Wednesday, October 12, 2011

We Think With The Objects We Love

I received the bible on the day I was baptised, back in 1986. It’s leather bound, but judging from the reddish color and the way it has aged it would be safe to assume that it’s not real leather. It’s a standard sized bible, small enough for a ten year old’s small hands but heavy, the way a book filled with lots and lots of thin pages can deceptively be. It’s not a children’s bible with fun drawings and simplified versions of old stories, but it’s not the lofty language of the King James either - it’s probably an NIV or NASB. I remember using the table of contents to memorize the books of the New Testament - a goal set forth in Sunday School with some small trinket as a prize. The trinket is long gone but somehow, through the detours of my life and faith, I’ve managed to hang on to the bible.
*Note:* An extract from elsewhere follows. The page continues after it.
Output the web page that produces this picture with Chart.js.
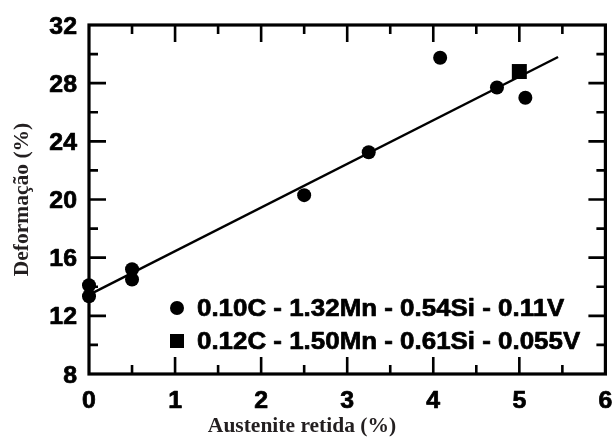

Packed away in a box somewhere during my teens and twenties the bible hid in the dark much like my spirituality. Dark stuff indeed. But as I came back into a relationship with God the bible returned into my life once again, in pretty good shape considering. As I’ve matured I don’t fixate on objects - or as I often call them, things or stuff. Like my faith, my attachment to earthly things has lessened as I focus on the eternal. But there is something special about the object that first helped link the earthly world and the spiritual realm for me as a child. I don’t think I actually realized that this worn, old bible is the object I love the most until right now.